━━ Material supplied

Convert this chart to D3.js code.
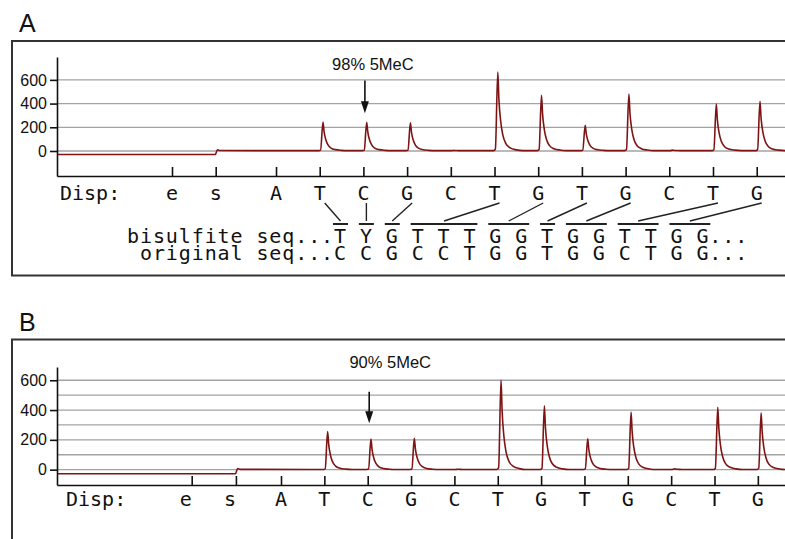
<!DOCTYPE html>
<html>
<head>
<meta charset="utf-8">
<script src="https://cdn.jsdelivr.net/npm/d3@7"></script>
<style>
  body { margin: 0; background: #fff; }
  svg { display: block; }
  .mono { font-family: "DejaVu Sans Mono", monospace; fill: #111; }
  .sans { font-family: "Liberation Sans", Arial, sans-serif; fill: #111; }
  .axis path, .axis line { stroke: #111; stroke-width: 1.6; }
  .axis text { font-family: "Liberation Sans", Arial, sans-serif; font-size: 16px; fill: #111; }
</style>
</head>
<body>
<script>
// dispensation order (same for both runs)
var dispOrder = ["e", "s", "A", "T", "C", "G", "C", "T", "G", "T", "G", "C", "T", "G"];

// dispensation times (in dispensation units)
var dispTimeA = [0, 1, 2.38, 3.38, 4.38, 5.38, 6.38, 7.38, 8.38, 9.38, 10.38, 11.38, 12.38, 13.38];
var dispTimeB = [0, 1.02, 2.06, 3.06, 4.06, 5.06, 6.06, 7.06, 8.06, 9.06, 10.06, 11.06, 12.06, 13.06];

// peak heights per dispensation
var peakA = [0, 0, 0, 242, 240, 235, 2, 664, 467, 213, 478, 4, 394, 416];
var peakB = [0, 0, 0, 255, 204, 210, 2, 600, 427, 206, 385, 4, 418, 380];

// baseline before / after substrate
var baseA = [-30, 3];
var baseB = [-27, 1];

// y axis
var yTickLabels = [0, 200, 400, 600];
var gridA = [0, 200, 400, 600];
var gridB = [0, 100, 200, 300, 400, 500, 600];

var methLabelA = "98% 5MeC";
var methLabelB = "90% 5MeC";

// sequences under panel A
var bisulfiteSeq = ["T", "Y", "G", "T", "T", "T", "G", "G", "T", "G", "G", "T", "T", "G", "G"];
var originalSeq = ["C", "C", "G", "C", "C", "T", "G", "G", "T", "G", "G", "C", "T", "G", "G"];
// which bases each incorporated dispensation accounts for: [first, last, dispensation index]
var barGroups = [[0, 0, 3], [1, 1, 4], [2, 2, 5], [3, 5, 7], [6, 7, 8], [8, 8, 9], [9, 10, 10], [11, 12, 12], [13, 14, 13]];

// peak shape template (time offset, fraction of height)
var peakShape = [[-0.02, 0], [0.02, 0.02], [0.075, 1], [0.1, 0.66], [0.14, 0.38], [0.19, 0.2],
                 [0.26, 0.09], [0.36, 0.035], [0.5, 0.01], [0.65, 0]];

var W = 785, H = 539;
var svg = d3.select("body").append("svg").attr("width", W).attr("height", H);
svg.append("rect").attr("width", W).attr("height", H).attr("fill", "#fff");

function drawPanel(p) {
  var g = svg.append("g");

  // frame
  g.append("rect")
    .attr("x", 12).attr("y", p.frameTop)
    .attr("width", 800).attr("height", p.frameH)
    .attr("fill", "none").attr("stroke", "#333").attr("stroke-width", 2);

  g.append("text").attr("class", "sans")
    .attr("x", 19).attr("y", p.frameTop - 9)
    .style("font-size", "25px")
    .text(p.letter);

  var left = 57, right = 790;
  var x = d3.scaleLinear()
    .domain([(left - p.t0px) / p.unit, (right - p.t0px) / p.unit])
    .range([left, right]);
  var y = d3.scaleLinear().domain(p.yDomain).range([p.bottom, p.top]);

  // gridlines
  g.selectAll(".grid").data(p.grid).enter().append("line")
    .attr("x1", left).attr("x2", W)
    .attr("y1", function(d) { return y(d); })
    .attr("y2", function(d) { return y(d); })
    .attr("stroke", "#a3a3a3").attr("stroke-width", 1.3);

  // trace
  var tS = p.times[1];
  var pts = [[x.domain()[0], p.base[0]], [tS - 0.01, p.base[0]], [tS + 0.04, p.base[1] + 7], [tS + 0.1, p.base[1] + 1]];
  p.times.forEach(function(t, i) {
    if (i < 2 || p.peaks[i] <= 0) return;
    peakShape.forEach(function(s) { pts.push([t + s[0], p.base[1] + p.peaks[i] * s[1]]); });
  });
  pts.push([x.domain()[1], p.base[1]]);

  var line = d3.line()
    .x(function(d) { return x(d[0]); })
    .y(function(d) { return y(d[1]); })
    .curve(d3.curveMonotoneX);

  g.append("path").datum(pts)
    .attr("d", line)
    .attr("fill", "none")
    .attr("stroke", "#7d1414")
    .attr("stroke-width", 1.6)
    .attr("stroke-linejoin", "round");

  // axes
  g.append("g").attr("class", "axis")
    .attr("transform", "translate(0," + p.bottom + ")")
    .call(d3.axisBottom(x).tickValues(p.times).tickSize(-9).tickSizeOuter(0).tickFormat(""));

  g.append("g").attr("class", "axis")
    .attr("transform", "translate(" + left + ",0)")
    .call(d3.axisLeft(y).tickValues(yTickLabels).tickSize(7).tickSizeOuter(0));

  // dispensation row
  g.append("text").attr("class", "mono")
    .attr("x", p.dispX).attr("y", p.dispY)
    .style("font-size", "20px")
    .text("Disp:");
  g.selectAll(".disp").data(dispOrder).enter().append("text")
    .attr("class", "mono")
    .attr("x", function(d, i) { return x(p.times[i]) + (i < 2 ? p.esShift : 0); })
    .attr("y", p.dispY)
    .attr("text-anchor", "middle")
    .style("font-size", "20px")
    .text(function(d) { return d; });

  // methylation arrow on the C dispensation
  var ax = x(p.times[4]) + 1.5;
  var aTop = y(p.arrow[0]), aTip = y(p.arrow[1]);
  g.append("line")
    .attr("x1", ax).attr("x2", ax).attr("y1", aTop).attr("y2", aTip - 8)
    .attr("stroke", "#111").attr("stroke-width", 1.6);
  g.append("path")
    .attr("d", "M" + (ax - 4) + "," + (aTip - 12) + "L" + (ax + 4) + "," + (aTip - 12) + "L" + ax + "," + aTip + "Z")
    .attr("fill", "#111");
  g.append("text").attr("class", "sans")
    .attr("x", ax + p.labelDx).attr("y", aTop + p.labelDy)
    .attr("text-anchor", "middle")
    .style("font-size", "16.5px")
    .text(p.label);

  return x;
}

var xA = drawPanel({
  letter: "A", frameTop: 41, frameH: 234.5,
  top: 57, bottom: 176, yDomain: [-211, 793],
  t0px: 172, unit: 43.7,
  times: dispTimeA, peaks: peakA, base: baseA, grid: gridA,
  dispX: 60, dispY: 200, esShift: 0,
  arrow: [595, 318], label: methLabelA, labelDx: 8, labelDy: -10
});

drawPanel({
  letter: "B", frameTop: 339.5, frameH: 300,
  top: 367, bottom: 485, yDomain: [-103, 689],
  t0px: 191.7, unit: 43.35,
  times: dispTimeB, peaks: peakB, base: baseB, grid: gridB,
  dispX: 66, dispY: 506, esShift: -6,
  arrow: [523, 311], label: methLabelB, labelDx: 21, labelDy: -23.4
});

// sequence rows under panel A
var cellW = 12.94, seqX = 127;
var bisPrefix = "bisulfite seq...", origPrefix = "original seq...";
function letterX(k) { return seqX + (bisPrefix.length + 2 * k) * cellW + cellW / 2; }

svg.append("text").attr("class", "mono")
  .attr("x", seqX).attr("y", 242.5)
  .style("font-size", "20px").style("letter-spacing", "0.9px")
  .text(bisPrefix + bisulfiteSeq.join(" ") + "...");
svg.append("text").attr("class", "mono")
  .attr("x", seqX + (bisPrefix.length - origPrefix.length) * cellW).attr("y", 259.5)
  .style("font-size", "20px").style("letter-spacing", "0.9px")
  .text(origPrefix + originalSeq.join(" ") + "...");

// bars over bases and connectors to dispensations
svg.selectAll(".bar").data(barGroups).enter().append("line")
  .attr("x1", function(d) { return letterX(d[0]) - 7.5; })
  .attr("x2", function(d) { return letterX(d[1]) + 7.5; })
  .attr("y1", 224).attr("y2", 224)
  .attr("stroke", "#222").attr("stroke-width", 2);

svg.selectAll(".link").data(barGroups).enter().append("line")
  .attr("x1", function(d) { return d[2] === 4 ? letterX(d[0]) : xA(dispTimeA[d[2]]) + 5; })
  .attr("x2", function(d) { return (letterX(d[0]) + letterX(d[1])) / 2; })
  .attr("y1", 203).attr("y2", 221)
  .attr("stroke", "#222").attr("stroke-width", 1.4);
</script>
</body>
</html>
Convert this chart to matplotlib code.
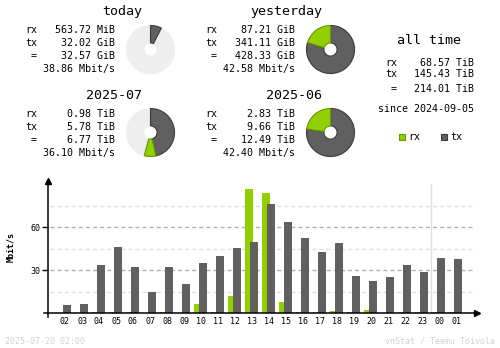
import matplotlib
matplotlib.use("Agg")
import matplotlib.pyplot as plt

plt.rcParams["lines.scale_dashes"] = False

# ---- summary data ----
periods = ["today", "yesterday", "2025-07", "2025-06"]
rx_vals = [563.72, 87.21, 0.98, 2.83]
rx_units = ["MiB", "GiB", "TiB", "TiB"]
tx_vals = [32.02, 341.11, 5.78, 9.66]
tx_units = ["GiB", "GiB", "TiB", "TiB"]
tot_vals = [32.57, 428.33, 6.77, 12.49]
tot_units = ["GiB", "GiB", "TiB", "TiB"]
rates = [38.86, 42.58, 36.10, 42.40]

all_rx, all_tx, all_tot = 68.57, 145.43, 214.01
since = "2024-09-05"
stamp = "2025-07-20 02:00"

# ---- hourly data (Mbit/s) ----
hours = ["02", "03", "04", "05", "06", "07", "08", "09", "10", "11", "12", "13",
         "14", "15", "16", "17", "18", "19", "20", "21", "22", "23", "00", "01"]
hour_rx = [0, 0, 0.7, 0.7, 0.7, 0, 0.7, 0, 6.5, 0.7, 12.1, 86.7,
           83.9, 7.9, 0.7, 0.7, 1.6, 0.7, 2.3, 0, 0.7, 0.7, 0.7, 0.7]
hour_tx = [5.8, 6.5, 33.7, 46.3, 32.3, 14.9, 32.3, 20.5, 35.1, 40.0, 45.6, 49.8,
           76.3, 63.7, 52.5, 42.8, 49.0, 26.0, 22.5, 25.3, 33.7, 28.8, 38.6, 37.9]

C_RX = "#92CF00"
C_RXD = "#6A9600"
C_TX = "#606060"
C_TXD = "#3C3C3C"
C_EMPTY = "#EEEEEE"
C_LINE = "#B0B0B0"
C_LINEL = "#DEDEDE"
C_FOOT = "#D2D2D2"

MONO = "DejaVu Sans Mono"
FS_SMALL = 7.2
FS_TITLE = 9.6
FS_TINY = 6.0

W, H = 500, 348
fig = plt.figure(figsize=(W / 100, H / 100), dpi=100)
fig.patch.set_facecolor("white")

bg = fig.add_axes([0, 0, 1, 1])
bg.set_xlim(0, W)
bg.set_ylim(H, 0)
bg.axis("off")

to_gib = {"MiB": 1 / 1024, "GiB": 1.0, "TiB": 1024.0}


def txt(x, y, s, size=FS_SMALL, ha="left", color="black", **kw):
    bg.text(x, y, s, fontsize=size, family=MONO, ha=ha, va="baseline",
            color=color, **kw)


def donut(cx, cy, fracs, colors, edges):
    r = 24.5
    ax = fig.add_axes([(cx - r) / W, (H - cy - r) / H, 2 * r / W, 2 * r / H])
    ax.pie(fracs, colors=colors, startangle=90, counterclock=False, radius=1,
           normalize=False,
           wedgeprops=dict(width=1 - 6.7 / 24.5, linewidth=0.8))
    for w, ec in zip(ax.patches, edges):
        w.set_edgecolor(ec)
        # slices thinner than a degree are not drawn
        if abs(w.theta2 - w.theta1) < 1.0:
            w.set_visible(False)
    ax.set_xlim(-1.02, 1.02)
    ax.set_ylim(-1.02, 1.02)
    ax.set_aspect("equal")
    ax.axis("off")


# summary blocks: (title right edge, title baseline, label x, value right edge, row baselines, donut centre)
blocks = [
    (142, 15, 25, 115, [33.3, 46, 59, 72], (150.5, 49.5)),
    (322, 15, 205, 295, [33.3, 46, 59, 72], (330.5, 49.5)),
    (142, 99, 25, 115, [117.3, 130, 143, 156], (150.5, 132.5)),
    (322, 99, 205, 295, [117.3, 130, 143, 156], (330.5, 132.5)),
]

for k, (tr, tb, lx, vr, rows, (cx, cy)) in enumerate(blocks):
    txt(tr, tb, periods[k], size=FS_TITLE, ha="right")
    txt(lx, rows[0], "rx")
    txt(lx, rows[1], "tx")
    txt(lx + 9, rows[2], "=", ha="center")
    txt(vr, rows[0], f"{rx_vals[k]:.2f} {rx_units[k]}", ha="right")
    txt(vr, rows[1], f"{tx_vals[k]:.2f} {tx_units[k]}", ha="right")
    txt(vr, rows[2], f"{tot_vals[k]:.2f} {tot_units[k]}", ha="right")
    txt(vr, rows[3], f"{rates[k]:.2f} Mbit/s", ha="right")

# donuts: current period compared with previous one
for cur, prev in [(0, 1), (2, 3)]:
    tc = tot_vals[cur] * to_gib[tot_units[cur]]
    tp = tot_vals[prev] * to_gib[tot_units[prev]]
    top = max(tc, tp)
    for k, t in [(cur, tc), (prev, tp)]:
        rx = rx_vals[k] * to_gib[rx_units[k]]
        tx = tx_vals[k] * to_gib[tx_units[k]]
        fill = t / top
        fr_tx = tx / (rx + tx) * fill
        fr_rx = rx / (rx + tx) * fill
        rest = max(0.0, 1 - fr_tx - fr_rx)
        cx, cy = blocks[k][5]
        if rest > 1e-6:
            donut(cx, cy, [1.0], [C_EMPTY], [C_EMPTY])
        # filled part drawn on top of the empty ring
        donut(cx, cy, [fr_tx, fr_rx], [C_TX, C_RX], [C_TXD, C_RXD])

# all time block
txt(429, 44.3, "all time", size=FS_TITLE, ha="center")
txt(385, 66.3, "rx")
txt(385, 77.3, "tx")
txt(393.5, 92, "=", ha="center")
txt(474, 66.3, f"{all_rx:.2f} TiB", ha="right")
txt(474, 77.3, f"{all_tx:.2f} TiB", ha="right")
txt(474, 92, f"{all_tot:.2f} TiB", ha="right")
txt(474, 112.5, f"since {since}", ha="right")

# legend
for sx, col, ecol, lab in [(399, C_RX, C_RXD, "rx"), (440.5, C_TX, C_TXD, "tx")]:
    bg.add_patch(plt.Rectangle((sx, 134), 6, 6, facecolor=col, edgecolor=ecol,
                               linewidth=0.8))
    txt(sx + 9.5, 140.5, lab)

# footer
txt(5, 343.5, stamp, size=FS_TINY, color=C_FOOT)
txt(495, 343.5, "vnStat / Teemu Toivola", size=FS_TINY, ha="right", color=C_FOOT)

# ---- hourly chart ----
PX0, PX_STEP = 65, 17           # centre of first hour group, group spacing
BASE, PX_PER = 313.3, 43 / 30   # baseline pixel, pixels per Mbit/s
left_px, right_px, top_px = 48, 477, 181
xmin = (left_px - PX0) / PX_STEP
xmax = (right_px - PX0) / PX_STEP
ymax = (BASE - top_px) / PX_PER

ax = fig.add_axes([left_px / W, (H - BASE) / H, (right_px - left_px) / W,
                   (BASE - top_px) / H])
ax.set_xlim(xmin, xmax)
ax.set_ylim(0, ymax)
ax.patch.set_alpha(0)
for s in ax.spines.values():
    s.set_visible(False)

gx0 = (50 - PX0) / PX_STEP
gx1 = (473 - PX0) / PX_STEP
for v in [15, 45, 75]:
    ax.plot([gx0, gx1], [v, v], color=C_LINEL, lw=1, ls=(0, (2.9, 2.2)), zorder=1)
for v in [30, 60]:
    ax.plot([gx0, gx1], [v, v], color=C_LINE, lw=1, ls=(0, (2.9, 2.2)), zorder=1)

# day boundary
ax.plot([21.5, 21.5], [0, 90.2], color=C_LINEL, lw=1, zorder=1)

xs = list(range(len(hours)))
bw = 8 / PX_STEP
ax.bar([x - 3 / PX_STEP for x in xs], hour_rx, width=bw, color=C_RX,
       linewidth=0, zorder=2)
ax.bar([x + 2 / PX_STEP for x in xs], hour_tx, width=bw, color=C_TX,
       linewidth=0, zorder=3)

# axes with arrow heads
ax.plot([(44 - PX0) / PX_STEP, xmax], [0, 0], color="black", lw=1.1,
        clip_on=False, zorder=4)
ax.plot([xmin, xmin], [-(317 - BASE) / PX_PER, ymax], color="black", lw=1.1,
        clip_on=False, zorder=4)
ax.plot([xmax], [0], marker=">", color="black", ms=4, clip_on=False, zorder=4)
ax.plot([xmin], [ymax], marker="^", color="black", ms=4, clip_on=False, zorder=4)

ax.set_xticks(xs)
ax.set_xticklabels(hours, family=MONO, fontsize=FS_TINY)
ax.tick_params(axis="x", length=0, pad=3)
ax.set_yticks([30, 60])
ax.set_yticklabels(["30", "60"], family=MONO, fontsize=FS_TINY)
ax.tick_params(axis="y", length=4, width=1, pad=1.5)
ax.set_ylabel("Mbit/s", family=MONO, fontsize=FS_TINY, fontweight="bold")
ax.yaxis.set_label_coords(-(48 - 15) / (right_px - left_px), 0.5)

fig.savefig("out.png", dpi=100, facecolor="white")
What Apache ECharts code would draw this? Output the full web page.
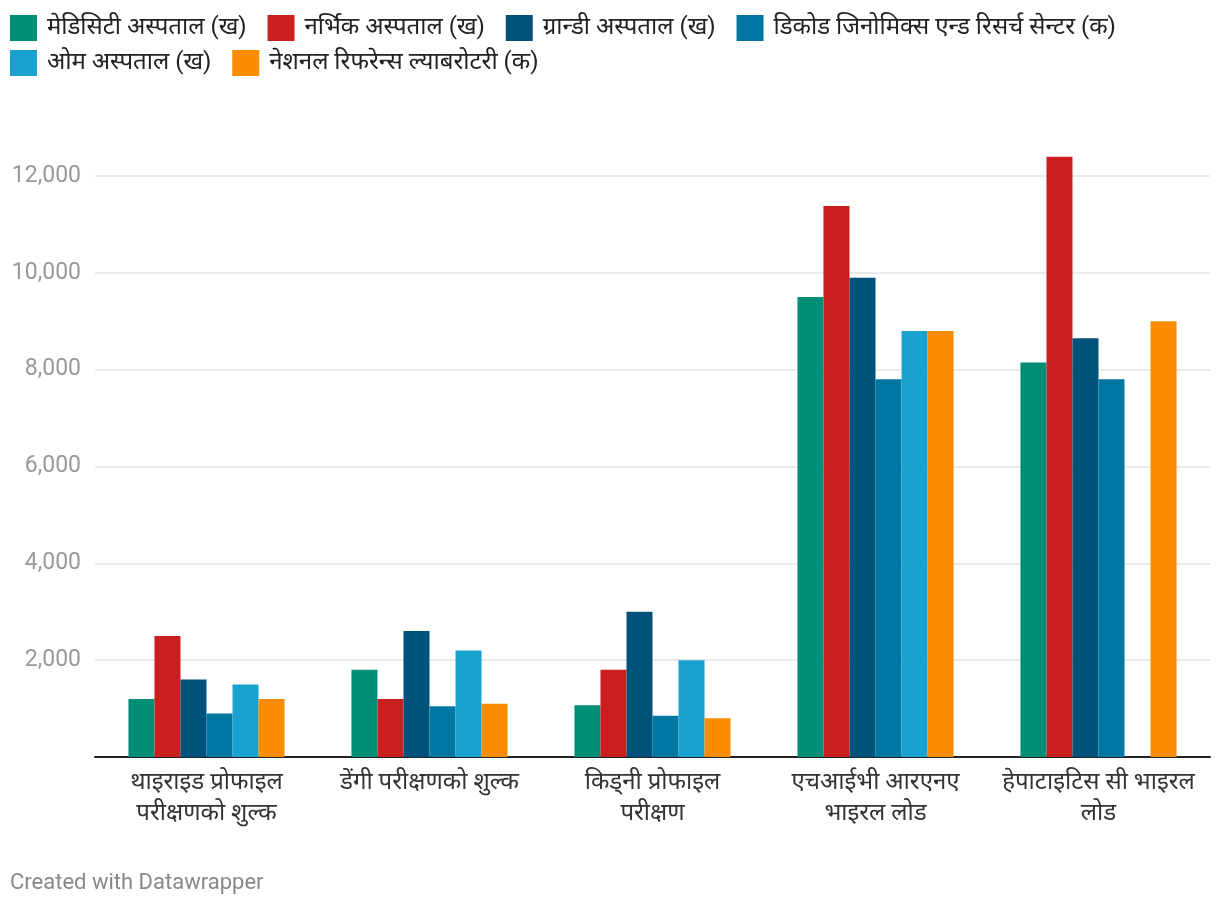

━━━━

Brief - Return, unchanged, the lines from the first line of the material through the line that holds "11.06, 12.06, 13.06];", inclusive, omitting pictures.

Solution for this task -
Convert this chart to D3.js code.
<!DOCTYPE html>
<html>
<head>
<meta charset="utf-8">
<script src="https://cdn.jsdelivr.net/npm/d3@7"></script>
<style>
  body { margin: 0; background: #fff; }
  svg { display: block; }
  .mono { font-family: "DejaVu Sans Mono", monospace; fill: #111; }
  .sans { font-family: "Liberation Sans", Arial, sans-serif; fill: #111; }
  .axis path, .axis line { stroke: #111; stroke-width: 1.6; }
  .axis text { font-family: "Liberation Sans", Arial, sans-serif; font-size: 16px; fill: #111; }
</style>
</head>
<body>
<script>
// dispensation order (same for both runs)
var dispOrder = ["e", "s", "A", "T", "C", "G", "C", "T", "G", "T", "G", "C", "T", "G"];

// dispensation times (in dispensation units)
var dispTimeA = [0, 1, 2.38, 3.38, 4.38, 5.38, 6.38, 7.38, 8.38, 9.38, 10.38, 11.38, 12.38, 13.38];
var dispTimeB = [0, 1.02, 2.06, 3.06, 4.06, 5.06, 6.06, 7.06, 8.06, 9.06, 10.06, 11.06, 12.06, 13.06];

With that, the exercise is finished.